I would like to allow users of my code to make derivatives, but disallow derivatives from imposing any restrictions on the usage of my code. Is there an existing license that would fit this specification?
Firstly, you need a copyleft license, so that you can ensure derivatives would be subject to the same license conditions.
Secondly, the license must prevent imposition of additional restrictions that are not found in the license.
Both of these are fulfilled by the GPLv2. Section 6 states:
You may not impose any further restrictions on the recipients' exercise of the rights granted herein.
And also Section 10 of the GPLv3:
You may not impose any further restrictions on the exercise of the rights granted or affirmed under this License.
The same conditions can be found in LGPLv2.1 and LGPLv3.

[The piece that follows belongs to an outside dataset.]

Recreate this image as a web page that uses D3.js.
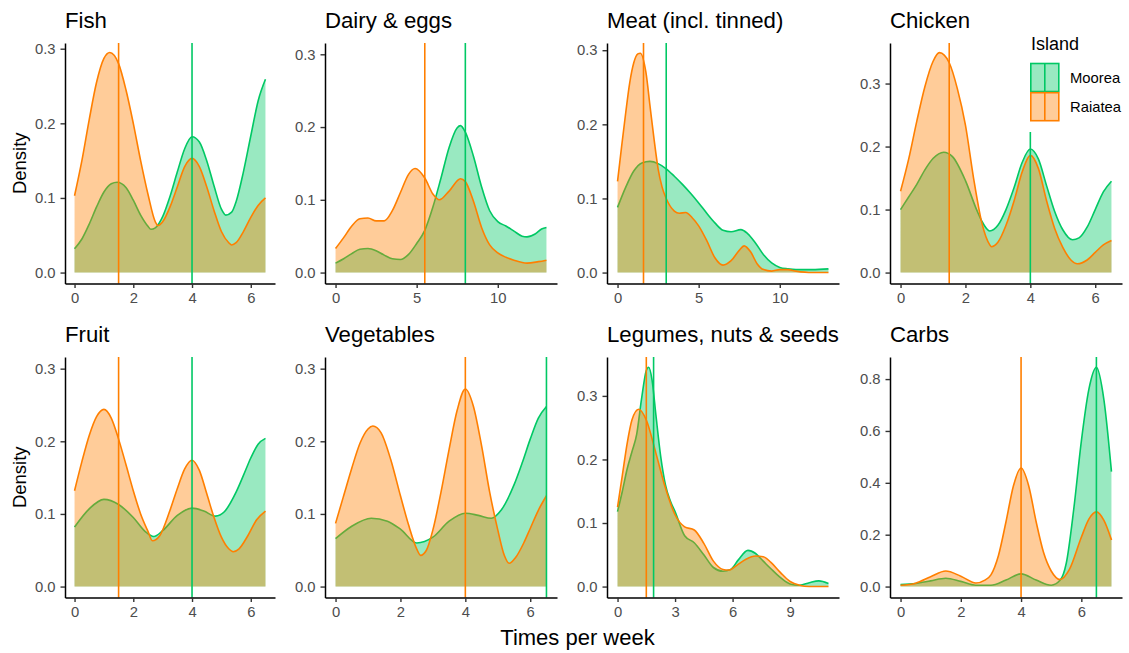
<!DOCTYPE html>
<html>
<head>
<meta charset="utf-8">
<script src="https://cdn.jsdelivr.net/npm/d3@7.9.0/dist/d3.min.js"></script>
<style>
  body { margin: 0; background: #fff; }
  svg { display: block; font-family: "Liberation Sans", Arial, sans-serif; }
</style>
</head>
<body>
<svg id="chart" width="1129" height="653"></svg>
<script>
// panel titles, in reading order
const foods = ['Fish', 'Dairy & eggs', 'Meat (incl. tinned)', 'Chicken',
  'Fruit', 'Vegetables', 'Legumes, nuts & seeds', 'Carbs'];
const islands = ['Moorea', 'Raiatea'];

// density curves: [times per week, density]
const fishMoorea = [[0,0.032],[0.25,0.045],[0.5,0.065],[0.75,0.088],[1,0.108],[1.25,0.119],[1.45,0.121],[1.75,0.114],[2,0.097],[2.25,0.077],[2.5,0.062],[2.6,0.058],[2.75,0.060],[3,0.075],[3.25,0.102],[3.5,0.135],[3.75,0.166],[4,0.182],[4.25,0.175],[4.5,0.150],[4.75,0.116],[5,0.085],[5.15,0.077],[5.35,0.081],[5.5,0.095],[5.75,0.135],[6,0.183],[6.25,0.230],[6.5,0.259]];
const fishRaiatea = [[0,0.103],[0.25,0.150],[0.5,0.205],[0.75,0.255],[1,0.287],[1.2,0.295],[1.5,0.280],[1.75,0.245],[2,0.200],[2.25,0.150],[2.5,0.105],[2.75,0.068],[2.85,0.063],[3,0.068],[3.25,0.088],[3.5,0.115],[3.75,0.142],[4,0.153],[4.25,0.142],[4.5,0.115],[4.75,0.083],[5,0.055],[5.25,0.040],[5.35,0.037],[5.5,0.040],[5.75,0.055],[6,0.074],[6.25,0.090],[6.5,0.100]];

const dairyMoorea = [[0,0.013],[0.5,0.019],[1,0.026],[1.5,0.032],[2,0.033],[2.5,0.030],[3,0.024],[3.5,0.019],[4,0.018],[4.5,0.025],[5,0.040],[5.5,0.058],[6,0.090],[6.5,0.130],[7,0.172],[7.5,0.199],[7.7,0.202],[8,0.193],[8.5,0.160],[9,0.118],[9.5,0.085],[10,0.070],[10.5,0.064],[11,0.057],[11.5,0.050],[11.8,0.049],[12.3,0.053],[12.7,0.060],[13,0.062]];
const dairyRaiatea = [[0,0.033],[0.5,0.048],[1,0.064],[1.5,0.074],[2,0.075],[2.5,0.071],[3,0.071],[3.5,0.085],[4,0.110],[4.5,0.135],[4.9,0.143],[5.5,0.130],[6,0.108],[6.4,0.100],[7,0.112],[7.7,0.129],[8,0.125],[8.5,0.098],[9,0.062],[9.5,0.038],[10,0.027],[10.5,0.021],[11,0.017],[11.8,0.013],[12.5,0.015],[13,0.017]];

const meatMoorea = [[0,0.088],[0.5,0.115],[1,0.137],[1.5,0.148],[2,0.150],[2.5,0.147],[3,0.140],[3.5,0.130],[4,0.119],[4.5,0.107],[5,0.094],[5.5,0.080],[6,0.067],[6.5,0.057],[7,0.055],[7.6,0.058],[8,0.053],[8.5,0.040],[9,0.024],[9.5,0.013],[10,0.007],[10.5,0.005],[11,0.004],[12,0.004],[13,0.005]];
const meatRaiatea = [[0,0.123],[0.25,0.170],[0.5,0.215],[0.75,0.256],[1,0.283],[1.25,0.295],[1.4,0.296],[1.75,0.270],[2,0.225],[2.25,0.180],[2.5,0.140],[2.75,0.115],[3,0.100],[3.5,0.083],[3.8,0.080],[4.2,0.081],[4.6,0.074],[5,0.063],[5.5,0.043],[6,0.020],[6.5,0.010],[7,0.016],[7.5,0.030],[7.8,0.036],[8.2,0.028],[8.6,0.012],[9,0.004],[9.5,0.002],[10,0.004],[10.5,0.004],[11,0.002],[12,0],[13,0]];

const chickenMoorea = [[0,0.100],[0.25,0.120],[0.5,0.140],[0.75,0.163],[1,0.181],[1.33,0.191],[1.6,0.184],[2,0.146],[2.35,0.099],[2.5,0.082],[2.75,0.066],[3,0.075],[3.25,0.100],[3.5,0.135],[3.75,0.175],[4,0.196],[4.25,0.180],[4.5,0.138],[4.75,0.097],[5,0.068],[5.3,0.052],[5.5,0.055],[5.75,0.072],[6,0.100],[6.25,0.128],[6.5,0.145]];
const chickenRaiatea = [[0,0.129],[0.25,0.180],[0.5,0.240],[0.75,0.295],[1,0.335],[1.2,0.349],[1.5,0.333],[1.75,0.292],[2,0.234],[2.25,0.150],[2.5,0.080],[2.75,0.044],[2.8,0.041],[3,0.048],[3.25,0.075],[3.5,0.114],[3.75,0.160],[4,0.186],[4.25,0.165],[4.5,0.114],[4.75,0.070],[5,0.040],[5.25,0.020],[5.45,0.014],[5.75,0.020],[6,0.032],[6.25,0.044],[6.5,0.051]];

const fruitMoorea = [[0,0.082],[0.5,0.107],[1,0.120],[1.5,0.113],[2,0.095],[2.4,0.076],[2.7,0.069],[3,0.077],[3.5,0.098],[4,0.108],[4.4,0.104],[4.8,0.097],[5.1,0.103],[5.5,0.130],[5.75,0.153],[6,0.177],[6.25,0.196],[6.5,0.204]];
const fruitRaiatea = [[0,0.132],[0.25,0.172],[0.5,0.208],[0.75,0.234],[1,0.244],[1.25,0.232],[1.5,0.203],[1.75,0.168],[2,0.132],[2.25,0.100],[2.5,0.076],[2.65,0.063],[2.9,0.070],[3.25,0.105],[3.5,0.135],[3.75,0.162],[4,0.174],[4.25,0.160],[4.5,0.128],[4.75,0.095],[5,0.068],[5.25,0.052],[5.4,0.048],[5.6,0.052],[5.9,0.070],[6.2,0.092],[6.5,0.104]];

const vegMoorea = [[0,0.066],[0.5,0.083],[1.1,0.094],[1.6,0.090],[2,0.079],[2.5,0.060],[3,0.068],[3.5,0.090],[4,0.101],[4.4,0.098],[4.8,0.094],[5.1,0.105],[5.5,0.140],[5.75,0.170],[6,0.203],[6.25,0.232],[6.5,0.248]];
const vegRaiatea = [[0,0.087],[0.25,0.125],[0.5,0.163],[0.75,0.197],[1,0.217],[1.15,0.221],[1.4,0.212],[1.7,0.175],[2,0.125],[2.25,0.085],[2.5,0.052],[2.62,0.043],[2.8,0.050],[3,0.078],[3.25,0.130],[3.5,0.189],[3.75,0.243],[4,0.272],[4.25,0.248],[4.5,0.194],[4.75,0.130],[5,0.078],[5.2,0.043],[5.35,0.032],[5.55,0.040],[5.8,0.060],[6,0.080],[6.25,0.105],[6.5,0.125]];

const legumeMoorea = [[0,0.118],[0.25,0.150],[0.5,0.185],[0.75,0.212],[1,0.240],[1.25,0.295],[1.5,0.340],[1.62,0.345],[1.8,0.325],[2,0.270],[2.25,0.205],[2.5,0.160],[2.75,0.135],[3,0.118],[3.5,0.080],[4,0.069],[4.5,0.050],[5,0.030],[5.5,0.024],[5.9,0.027],[6.3,0.042],[6.8,0.057],[7.2,0.052],[7.6,0.040],[8,0.028],[8.5,0.014],[9,0.004],[9.5,0.002],[10,0.006],[10.5,0.009],[11,0.005]];
const legumeRaiatea = [[0,0.125],[0.25,0.175],[0.5,0.225],[0.75,0.262],[1.1,0.279],[1.5,0.262],[2,0.210],[2.5,0.155],[3,0.113],[3.5,0.094],[4,0.089],[4.5,0.068],[5,0.040],[5.5,0.027],[5.8,0.026],[6.2,0.033],[6.7,0.043],[7.2,0.048],[7.6,0.047],[8,0.038],[8.5,0.022],[9,0.008],[9.5,0.002],[10,0],[11,0]];

const carbMoorea = [[0,0.008],[0.5,0.012],[1,0.022],[1.5,0.032],[2,0.020],[2.5,0.005],[3,0.005],[3.5,0.025],[4,0.049],[4.5,0.025],[5,0.005],[5.3,0.025],[5.5,0.090],[5.75,0.300],[6,0.560],[6.25,0.760],[6.5,0.845],[6.75,0.720],[7,0.443]];
const carbRaiatea = [[0,0.005],[0.5,0.013],[1,0.038],[1.5,0.060],[2,0.040],[2.5,0.014],[2.8,0.025],[3,0.045],[3.25,0.120],[3.5,0.250],[3.75,0.390],[4,0.457],[4.25,0.390],[4.5,0.250],[4.75,0.130],[5,0.060],[5.3,0.027],[5.6,0.065],[6,0.190],[6.25,0.260],[6.5,0.288],[6.75,0.255],[7,0.180]];

const mooreaCurves = [fishMoorea, dairyMoorea, meatMoorea, chickenMoorea, fruitMoorea, vegMoorea, legumeMoorea, carbMoorea];
const raiateaCurves = [fishRaiatea, dairyRaiatea, meatRaiatea, chickenRaiatea, fruitRaiatea, vegRaiatea, legumeRaiatea, carbRaiatea];

// median lines
const medianMoorea = [4, 8, 3, 4, 4, 6.5, 1.88, 6.5];
const medianRaiatea = [1.5, 5.5, 1.6, 1.5, 1.5, 4, 1.5, 4];

// axis limits and ticks for each panel
const xMax = [6.5, 13, 13, 6.5, 6.5, 6.5, 11, 7];
const yMax = [0.293, 0.3005, 0.295, 0.347, 0.301, 0.301, 0.344, 0.843];
const xTicks = [[0,2,4,6],[0,5,10],[0,5,10],[0,2,4,6],[0,2,4,6],[0,2,4,6],[0,3,6,9],[0,2,4,6]];
const yTicks = [[0,0.1,0.2,0.3],[0,0.1,0.2,0.3],[0,0.1,0.2,0.3],[0,0.1,0.2,0.3],
  [0,0.1,0.2,0.3],[0,0.1,0.2,0.3],[0,0.1,0.2,0.3],[0,0.2,0.4,0.6,0.8]];

const lineColor = { Moorea: '#00c864', Raiatea: '#ff7f00' };

const svg = d3.select('#chart');

// panel geometry (columns differ because of the shared y title)
const colLeft = [65, 325, 607, 890];
const colWidth = [210, 232, 232, 232];
const rowTop = [43, 357];
const panelH = 240.5;

foods.forEach((food, i) => {
  const col = i % 4, row = Math.floor(i / 4);
  const left = colLeft[col], w = colWidth[col];
  const top = rowTop[row], bottom = top + panelH;

  const x = d3.scaleLinear()
    .domain([-0.05 * xMax[i], 1.05 * xMax[i]])
    .range([left, left + w]);
  const y = d3.scaleLinear()
    .domain([-0.05 * yMax[i], 1.05 * yMax[i]])
    .range([bottom, top]);

  const g = svg.append('g');

  const area = d3.area()
    .x(d => x(d[0])).y0(y(0)).y1(d => y(d[1]))
    .curve(d3.curveMonotoneX);
  const line = d3.line()
    .x(d => x(d[0])).y(d => y(d[1]))
    .curve(d3.curveMonotoneX);

  [[mooreaCurves[i], 'Moorea'], [raiateaCurves[i], 'Raiatea']].forEach(([pts, isl]) => {
    g.append('path').attr('d', area(pts))
      .attr('fill', lineColor[isl]).attr('fill-opacity', 0.4);
    g.append('path').attr('d', line(pts))
      .attr('fill', 'none').attr('stroke', lineColor[isl]).attr('stroke-width', 1.6);
  });

  // medians
  [[medianMoorea[i], 'Moorea'], [medianRaiatea[i], 'Raiatea']].forEach(([m, isl]) => {
    g.append('line')
      .attr('x1', x(m)).attr('x2', x(m))
      .attr('y1', top).attr('y2', bottom)
      .attr('stroke', lineColor[isl]).attr('stroke-width', 1.6);
  });

  // axes
  const xAxis = d3.axisBottom(x).tickValues(xTicks[i]).tickFormat(d3.format('d'))
    .tickSizeInner(4.5).tickSizeOuter(0).tickPadding(4.7);
  const yAxis = d3.axisLeft(y).tickValues(yTicks[i]).tickFormat(d3.format('.1f'))
    .tickSizeInner(4.5).tickSizeOuter(0).tickPadding(5);

  const gx = g.append('g').attr('transform', `translate(0,${bottom})`).call(xAxis);
  const gy = g.append('g').attr('transform', `translate(${left},0)`).call(yAxis);
  [gx, gy].forEach(a => {
    a.select('.domain').attr('stroke', '#000').attr('stroke-width', 1.5);
    a.selectAll('.tick line').attr('stroke', '#333').attr('stroke-width', 1.4);
    a.selectAll('.tick text').attr('fill', '#4d4d4d')
      .style('font-size', '14.8px').style('font-family', '"Liberation Sans", Arial, sans-serif');
  });

  // panel title
  svg.append('text')
    .attr('x', left).attr('y', top - 15)
    .style('font-size', '22.2px').attr('fill', '#000')
    .text(food);

  if (col === 0) {
    svg.append('text')
      .attr('transform', `translate(26,${(top + bottom) / 2}) rotate(-90)`)
      .attr('text-anchor', 'middle')
      .style('font-size', '18.5px').attr('fill', '#000')
      .text('Density');
  }
});

// shared x title
svg.append('text')
  .attr('x', 577.5).attr('y', 645)
  .attr('text-anchor', 'middle')
  .style('font-size', '22px').attr('fill', '#000')
  .text('Times per week');

// legend, drawn inside the Chicken panel with a white background
const legend = svg.append('g');
legend.append('rect')
  .attr('x', 1020).attr('y', 28).attr('width', 109).attr('height', 104)
  .attr('fill', '#fff');
legend.append('text')
  .attr('x', 1031).attr('y', 50)
  .style('font-size', '18px').attr('fill', '#000')
  .text('Island');
islands.forEach((isl, k) => {
  const ky = 63.5 + k * 29.2;
  legend.append('rect')
    .attr('x', 1030.8).attr('y', ky).attr('width', 28).attr('height', 28)
    .attr('fill', lineColor[isl]).attr('fill-opacity', 0.4)
    .attr('stroke', lineColor[isl]).attr('stroke-width', 1.6);
  legend.append('line')
    .attr('x1', 1044.8).attr('x2', 1044.8).attr('y1', ky).attr('y2', ky + 28)
    .attr('stroke', lineColor[isl]).attr('stroke-width', 1.6);
  legend.append('text')
    .attr('x', 1070).attr('y', ky + 14).attr('dy', '0.35em')
    .style('font-size', '14.8px').attr('fill', '#000')
    .text(isl);
});
</script>
</body>
</html>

I voted up Ruben's answer, but also noticed a possible confusion in the question:
allow users of my code to make derivatives, but disallow derivatives from imposing any restrictions on the usage of my code
If you meant "disallow the copyright holder of the derivates from imposing any restrictions on the usage of their derivatives", Ruben is correct; use the GPL. This is exactly what it was designed for.

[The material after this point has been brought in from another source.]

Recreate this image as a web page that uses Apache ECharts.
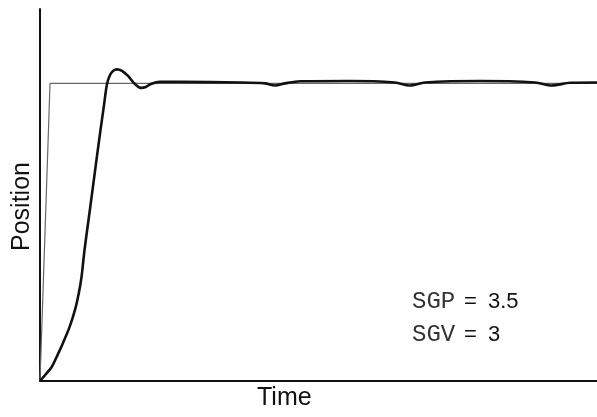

If you meant "disallow the copyright holder of the derivatives from imposing any restriction on my use of my own code", that just can't happen. If you own the copyright, licenses don't limit you. You can do whatever you want with your own code. That includes continuing to license it however you want. Your users will remain quite free to continue to use your code in accordance with the license(s) you gave them, no matter what someone else does with a "derivative" copy they made.
Where the GPL comes in is if you don't want someone with resources swooping in, improving your code (or perhaps building a great product using it), and then requiring different license terms you had no input into in order to use their new improved "derivative" code.

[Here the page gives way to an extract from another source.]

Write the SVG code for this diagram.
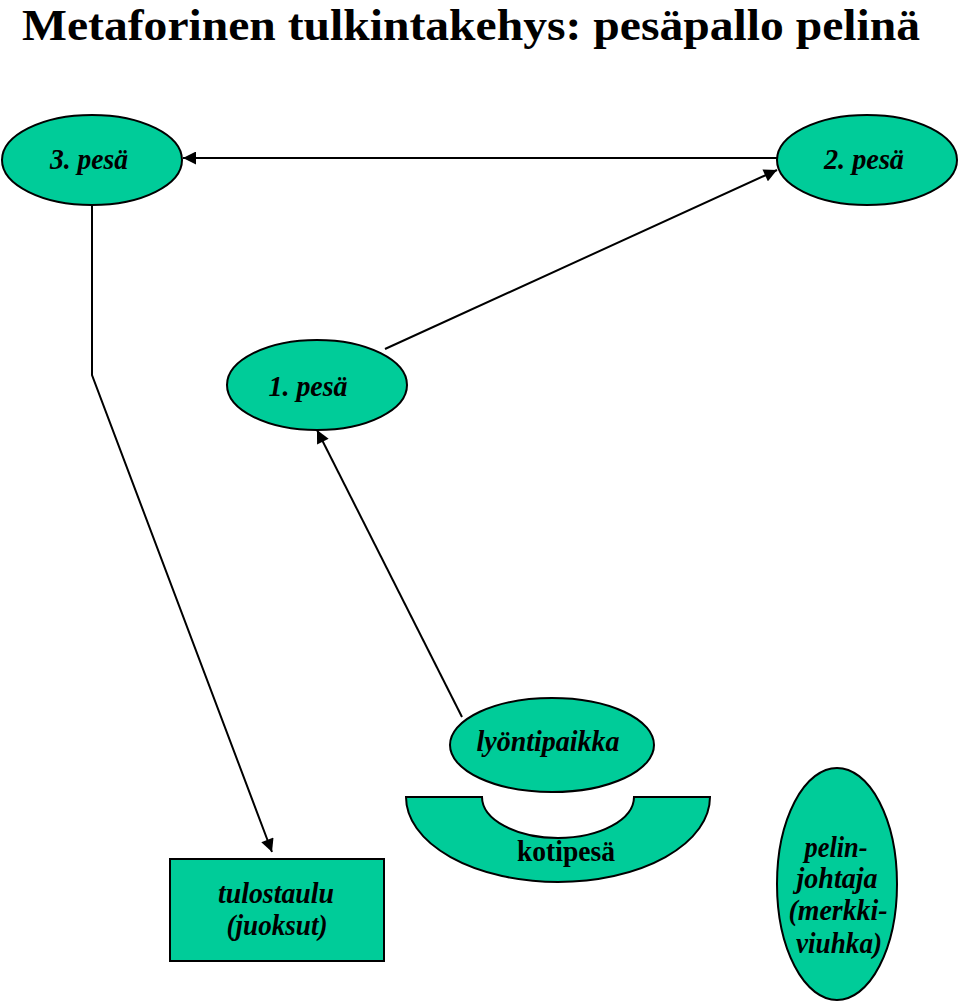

I think the Ms-PL license follows the exact specifications listed.
Under section 3 (D): (D) If you distribute any portion of the software in source code form, you may do so only under this license by including a complete copy of this license with your distribution. If you distribute any portion of the software in compiled or object code form, you may only do so under a license that complies with this license.
CC BY-SA or its non-commercial cousin, CC BY-NC-SA, do not allow changing out of the license for derivates as altering the license is violating the SA Part, unless it is essentially reworded. There is no compatible license for the 3.0 version.
For your application, the CC BY-SA 4.0 compatible GNU GPL v3 might be the better choice: it shares the force to stay in the license scheme and is worded even stronger in this regard, disallowing to put any different license on it. It is also very common in software projects.